> Dataset records
####################

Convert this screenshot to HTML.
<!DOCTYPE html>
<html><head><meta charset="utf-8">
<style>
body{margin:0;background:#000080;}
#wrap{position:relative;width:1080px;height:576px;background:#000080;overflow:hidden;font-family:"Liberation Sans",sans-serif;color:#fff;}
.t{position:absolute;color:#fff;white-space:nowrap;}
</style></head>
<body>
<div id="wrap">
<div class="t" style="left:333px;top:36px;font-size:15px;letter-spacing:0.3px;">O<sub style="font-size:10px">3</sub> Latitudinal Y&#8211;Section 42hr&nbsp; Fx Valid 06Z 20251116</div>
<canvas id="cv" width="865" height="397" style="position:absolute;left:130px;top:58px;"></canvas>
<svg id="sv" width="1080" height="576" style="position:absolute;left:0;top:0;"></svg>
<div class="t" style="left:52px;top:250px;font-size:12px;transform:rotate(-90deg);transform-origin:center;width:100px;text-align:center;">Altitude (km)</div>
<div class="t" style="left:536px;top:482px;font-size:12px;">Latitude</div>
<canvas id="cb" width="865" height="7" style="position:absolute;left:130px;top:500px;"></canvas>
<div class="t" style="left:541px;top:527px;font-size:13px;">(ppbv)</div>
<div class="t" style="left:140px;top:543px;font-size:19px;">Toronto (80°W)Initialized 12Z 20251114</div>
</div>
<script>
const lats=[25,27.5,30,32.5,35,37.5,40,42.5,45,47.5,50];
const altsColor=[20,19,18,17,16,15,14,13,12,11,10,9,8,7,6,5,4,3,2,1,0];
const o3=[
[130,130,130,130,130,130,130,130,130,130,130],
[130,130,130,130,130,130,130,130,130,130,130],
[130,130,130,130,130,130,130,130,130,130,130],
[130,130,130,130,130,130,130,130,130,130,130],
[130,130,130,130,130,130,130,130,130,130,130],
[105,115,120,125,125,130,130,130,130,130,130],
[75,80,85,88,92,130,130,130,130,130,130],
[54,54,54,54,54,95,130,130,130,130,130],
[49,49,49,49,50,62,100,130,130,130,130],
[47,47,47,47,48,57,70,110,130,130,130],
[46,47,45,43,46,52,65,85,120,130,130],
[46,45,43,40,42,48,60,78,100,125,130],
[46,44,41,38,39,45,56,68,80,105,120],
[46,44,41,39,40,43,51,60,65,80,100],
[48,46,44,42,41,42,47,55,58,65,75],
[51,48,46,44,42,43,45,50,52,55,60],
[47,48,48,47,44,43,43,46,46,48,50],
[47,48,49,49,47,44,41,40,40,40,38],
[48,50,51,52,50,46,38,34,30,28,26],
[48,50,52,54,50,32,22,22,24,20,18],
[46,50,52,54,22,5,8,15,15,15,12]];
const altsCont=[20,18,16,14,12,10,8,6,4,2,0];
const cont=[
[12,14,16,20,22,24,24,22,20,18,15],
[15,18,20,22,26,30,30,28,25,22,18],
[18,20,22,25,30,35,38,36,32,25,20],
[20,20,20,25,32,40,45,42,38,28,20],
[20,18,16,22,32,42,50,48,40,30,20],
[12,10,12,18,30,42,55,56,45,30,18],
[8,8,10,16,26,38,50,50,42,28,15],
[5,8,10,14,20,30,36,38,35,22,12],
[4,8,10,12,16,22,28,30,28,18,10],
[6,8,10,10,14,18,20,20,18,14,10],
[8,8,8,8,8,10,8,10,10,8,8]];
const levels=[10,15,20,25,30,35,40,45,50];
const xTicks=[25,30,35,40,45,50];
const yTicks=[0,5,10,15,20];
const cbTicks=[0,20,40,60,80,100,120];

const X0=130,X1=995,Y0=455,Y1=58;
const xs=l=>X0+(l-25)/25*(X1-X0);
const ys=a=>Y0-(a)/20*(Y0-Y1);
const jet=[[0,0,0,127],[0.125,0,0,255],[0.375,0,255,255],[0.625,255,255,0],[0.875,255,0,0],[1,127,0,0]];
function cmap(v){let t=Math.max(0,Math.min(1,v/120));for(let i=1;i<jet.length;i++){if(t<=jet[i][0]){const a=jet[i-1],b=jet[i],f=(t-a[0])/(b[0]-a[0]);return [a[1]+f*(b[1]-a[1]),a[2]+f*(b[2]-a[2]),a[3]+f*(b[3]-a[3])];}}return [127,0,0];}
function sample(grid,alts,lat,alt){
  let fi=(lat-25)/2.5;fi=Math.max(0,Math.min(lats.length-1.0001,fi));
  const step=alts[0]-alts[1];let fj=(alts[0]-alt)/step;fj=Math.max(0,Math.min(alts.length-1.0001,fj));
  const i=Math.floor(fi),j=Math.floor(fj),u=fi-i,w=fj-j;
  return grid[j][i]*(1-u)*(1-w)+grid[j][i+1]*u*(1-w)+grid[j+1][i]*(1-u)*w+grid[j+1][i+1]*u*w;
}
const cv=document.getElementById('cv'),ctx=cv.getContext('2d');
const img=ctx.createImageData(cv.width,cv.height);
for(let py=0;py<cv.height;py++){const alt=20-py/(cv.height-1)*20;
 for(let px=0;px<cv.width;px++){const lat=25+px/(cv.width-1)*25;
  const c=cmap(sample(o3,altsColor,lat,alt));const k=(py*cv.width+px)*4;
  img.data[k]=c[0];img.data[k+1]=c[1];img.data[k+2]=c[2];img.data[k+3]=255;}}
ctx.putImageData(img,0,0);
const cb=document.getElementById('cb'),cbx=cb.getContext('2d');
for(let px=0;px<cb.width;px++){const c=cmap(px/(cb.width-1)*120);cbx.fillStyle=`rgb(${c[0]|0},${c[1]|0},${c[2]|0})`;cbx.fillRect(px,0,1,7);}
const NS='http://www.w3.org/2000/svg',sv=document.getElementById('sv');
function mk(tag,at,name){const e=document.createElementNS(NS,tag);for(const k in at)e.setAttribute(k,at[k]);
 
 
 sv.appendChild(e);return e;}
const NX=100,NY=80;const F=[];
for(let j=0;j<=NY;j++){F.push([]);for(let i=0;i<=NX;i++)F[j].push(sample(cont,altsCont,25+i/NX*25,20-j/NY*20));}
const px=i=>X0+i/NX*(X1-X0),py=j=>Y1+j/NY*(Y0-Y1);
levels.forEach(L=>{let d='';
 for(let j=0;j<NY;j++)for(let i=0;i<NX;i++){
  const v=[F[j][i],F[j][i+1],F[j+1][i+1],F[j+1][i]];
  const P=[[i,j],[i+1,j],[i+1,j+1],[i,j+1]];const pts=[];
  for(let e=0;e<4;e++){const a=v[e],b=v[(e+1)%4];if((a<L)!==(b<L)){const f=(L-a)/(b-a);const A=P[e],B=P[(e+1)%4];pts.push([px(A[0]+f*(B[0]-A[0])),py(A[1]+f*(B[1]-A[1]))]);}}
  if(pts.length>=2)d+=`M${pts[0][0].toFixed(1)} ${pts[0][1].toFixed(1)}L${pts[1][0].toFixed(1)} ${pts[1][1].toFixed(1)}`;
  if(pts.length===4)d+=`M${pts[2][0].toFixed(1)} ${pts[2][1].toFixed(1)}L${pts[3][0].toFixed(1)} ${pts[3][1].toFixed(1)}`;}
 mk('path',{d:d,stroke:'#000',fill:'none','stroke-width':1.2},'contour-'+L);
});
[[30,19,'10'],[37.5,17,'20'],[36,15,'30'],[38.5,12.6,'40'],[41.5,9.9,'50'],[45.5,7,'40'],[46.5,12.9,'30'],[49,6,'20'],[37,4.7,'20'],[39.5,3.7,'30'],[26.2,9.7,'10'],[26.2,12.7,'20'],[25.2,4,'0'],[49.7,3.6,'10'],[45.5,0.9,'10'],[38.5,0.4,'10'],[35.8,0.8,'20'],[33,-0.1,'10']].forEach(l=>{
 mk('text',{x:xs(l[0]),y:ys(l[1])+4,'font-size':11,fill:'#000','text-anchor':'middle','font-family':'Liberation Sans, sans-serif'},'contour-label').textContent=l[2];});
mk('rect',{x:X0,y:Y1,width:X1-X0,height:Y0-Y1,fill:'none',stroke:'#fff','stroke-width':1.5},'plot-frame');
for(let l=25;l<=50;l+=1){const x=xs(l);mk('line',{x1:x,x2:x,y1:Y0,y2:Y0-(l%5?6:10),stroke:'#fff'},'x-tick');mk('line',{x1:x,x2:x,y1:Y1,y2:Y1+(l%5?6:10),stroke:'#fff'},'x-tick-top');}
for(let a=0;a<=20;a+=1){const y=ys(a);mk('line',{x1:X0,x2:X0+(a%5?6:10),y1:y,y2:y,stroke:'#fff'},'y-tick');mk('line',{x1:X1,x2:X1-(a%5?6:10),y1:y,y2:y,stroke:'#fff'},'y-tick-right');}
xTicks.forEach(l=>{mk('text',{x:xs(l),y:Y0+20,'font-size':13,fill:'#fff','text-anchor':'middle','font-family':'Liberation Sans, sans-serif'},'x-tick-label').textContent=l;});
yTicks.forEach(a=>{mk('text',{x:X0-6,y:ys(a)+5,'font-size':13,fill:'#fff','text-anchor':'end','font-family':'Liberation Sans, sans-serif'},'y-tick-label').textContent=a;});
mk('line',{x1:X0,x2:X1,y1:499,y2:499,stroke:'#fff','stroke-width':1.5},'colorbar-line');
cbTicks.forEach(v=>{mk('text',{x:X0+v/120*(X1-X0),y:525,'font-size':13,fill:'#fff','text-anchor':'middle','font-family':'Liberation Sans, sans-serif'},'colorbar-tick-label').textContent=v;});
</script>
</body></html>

####################

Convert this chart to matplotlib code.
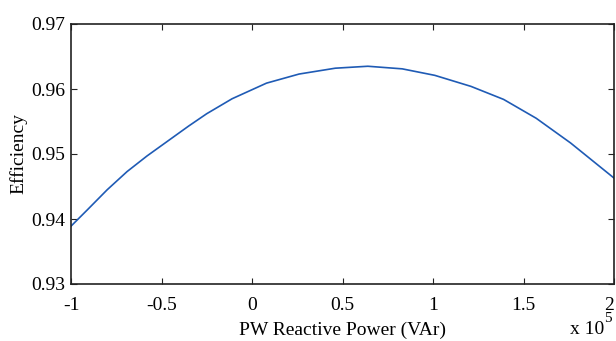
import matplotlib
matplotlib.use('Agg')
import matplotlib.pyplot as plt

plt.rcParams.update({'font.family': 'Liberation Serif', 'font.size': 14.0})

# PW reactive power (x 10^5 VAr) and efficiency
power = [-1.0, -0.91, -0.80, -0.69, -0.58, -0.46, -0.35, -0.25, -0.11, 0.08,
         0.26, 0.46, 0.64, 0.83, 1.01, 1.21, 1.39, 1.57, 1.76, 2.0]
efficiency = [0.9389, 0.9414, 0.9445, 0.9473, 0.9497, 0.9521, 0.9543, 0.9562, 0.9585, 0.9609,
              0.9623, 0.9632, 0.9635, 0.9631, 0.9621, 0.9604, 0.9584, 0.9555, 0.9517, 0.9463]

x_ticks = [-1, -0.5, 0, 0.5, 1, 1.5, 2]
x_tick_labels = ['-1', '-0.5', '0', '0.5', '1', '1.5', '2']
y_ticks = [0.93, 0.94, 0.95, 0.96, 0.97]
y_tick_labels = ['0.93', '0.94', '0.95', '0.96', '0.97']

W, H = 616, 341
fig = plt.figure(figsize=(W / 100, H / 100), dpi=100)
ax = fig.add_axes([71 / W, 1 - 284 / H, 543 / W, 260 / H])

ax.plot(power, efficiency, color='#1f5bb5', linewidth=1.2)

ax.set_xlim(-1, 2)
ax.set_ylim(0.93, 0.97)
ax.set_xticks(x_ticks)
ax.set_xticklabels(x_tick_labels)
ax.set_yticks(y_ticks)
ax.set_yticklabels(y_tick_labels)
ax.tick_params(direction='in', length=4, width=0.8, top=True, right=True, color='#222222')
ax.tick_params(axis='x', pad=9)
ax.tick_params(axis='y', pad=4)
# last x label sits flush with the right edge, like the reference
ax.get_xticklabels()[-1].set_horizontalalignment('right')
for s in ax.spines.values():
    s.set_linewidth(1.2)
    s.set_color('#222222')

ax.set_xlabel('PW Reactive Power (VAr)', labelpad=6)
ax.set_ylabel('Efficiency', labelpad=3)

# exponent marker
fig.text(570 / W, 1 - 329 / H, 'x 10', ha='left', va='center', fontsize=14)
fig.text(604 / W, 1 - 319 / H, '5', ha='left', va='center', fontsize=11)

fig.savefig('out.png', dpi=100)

####################

> Work instructions
Give again the lines from "Convert this chart to matplotlib code." to "ax.plot(power, efficiency, color='#1f5bb5', linewidth=1.2)" exactly, both of those lines included, and do not include any pictures.

> Finished exercise
Convert this chart to matplotlib code.
import matplotlib
matplotlib.use('Agg')
import matplotlib.pyplot as plt

plt.rcParams.update({'font.family': 'Liberation Serif', 'font.size': 14.0})

# PW reactive power (x 10^5 VAr) and efficiency
power = [-1.0, -0.91, -0.80, -0.69, -0.58, -0.46, -0.35, -0.25, -0.11, 0.08,
         0.26, 0.46, 0.64, 0.83, 1.01, 1.21, 1.39, 1.57, 1.76, 2.0]
efficiency = [0.9389, 0.9414, 0.9445, 0.9473, 0.9497, 0.9521, 0.9543, 0.9562, 0.9585, 0.9609,
              0.9623, 0.9632, 0.9635, 0.9631, 0.9621, 0.9604, 0.9584, 0.9555, 0.9517, 0.9463]

x_ticks = [-1, -0.5, 0, 0.5, 1, 1.5, 2]
x_tick_labels = ['-1', '-0.5', '0', '0.5', '1', '1.5', '2']
y_ticks = [0.93, 0.94, 0.95, 0.96, 0.97]
y_tick_labels = ['0.93', '0.94', '0.95', '0.96', '0.97']

W, H = 616, 341
fig = plt.figure(figsize=(W / 100, H / 100), dpi=100)
ax = fig.add_axes([71 / W, 1 - 284 / H, 543 / W, 260 / H])

ax.plot(power, efficiency, color='#1f5bb5', linewidth=1.2)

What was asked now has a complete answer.